■ GIVEN REQUEST ■
Provide the number of lines where the word "draw" occurs, and no other text.
==== COLLECTED MATERIAL ====
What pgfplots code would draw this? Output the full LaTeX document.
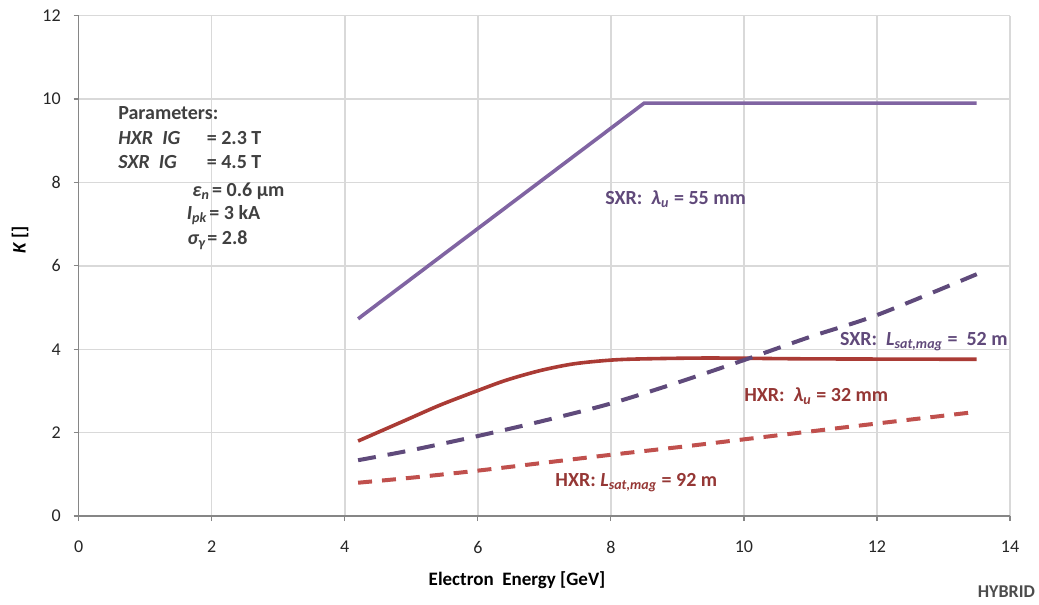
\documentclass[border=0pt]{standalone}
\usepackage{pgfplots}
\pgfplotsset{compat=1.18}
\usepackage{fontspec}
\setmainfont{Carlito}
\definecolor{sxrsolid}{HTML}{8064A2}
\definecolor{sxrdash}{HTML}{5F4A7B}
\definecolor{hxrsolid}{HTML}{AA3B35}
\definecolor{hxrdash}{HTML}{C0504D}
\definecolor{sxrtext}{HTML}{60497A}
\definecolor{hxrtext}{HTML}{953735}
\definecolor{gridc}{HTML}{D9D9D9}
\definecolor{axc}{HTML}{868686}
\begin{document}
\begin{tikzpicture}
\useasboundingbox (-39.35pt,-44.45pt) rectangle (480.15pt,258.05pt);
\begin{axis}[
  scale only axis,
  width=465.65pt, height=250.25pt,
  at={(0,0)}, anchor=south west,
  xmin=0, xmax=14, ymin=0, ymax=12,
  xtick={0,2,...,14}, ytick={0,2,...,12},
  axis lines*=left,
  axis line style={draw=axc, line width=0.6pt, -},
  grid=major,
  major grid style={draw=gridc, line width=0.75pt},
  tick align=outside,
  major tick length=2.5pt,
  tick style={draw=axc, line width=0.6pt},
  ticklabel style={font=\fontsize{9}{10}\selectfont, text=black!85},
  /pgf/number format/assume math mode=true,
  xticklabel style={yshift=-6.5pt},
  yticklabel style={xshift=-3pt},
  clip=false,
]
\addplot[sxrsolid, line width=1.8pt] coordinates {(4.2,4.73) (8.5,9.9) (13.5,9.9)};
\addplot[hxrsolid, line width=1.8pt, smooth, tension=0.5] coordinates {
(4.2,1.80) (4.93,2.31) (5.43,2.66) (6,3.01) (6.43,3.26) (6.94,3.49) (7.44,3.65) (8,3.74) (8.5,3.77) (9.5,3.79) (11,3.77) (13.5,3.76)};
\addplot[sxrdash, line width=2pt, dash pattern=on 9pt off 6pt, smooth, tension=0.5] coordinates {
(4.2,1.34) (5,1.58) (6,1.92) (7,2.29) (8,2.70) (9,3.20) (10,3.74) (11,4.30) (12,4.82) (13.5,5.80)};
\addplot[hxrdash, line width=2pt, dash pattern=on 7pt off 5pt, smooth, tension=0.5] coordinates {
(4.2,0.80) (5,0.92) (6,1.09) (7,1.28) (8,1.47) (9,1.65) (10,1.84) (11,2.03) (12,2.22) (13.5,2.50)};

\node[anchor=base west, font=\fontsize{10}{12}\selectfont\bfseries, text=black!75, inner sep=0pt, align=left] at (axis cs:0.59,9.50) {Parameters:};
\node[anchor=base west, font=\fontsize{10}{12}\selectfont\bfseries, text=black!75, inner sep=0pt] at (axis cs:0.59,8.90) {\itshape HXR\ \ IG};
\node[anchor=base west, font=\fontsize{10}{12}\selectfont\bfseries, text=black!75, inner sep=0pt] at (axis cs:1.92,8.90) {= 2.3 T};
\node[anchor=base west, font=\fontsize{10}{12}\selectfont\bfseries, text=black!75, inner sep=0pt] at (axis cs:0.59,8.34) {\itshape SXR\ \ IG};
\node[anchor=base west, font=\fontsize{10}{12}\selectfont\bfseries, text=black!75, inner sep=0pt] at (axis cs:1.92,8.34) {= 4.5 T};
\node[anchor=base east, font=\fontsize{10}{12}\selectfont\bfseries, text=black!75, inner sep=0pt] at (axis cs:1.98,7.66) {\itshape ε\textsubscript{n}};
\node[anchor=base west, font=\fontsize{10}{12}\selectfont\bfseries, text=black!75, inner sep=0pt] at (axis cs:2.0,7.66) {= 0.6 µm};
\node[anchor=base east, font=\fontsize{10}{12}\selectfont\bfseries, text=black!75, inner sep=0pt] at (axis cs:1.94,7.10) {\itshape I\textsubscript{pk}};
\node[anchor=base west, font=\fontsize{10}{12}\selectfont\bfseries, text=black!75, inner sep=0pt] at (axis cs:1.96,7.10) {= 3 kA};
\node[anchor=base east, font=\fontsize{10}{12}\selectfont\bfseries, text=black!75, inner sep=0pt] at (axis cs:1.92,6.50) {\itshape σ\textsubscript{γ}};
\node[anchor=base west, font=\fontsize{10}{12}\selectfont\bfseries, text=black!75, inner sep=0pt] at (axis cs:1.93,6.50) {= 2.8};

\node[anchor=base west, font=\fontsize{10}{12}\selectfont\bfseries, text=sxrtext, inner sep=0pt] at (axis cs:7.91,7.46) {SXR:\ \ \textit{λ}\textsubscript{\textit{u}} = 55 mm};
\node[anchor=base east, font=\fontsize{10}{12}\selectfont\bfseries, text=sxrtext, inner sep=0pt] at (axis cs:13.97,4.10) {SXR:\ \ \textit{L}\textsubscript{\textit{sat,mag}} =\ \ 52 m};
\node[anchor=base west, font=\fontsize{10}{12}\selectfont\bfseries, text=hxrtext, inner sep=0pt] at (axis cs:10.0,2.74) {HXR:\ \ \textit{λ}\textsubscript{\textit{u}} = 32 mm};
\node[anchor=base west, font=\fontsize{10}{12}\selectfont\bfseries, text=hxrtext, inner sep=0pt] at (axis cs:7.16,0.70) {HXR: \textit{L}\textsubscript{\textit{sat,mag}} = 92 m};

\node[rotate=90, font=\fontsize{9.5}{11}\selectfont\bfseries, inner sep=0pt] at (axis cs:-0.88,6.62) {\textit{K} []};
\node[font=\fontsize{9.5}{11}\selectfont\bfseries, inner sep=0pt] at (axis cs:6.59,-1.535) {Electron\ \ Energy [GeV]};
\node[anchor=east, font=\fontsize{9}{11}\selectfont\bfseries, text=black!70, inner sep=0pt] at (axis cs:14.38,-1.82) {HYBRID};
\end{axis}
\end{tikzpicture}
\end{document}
====
■ SOLVED PROBLEM ■
4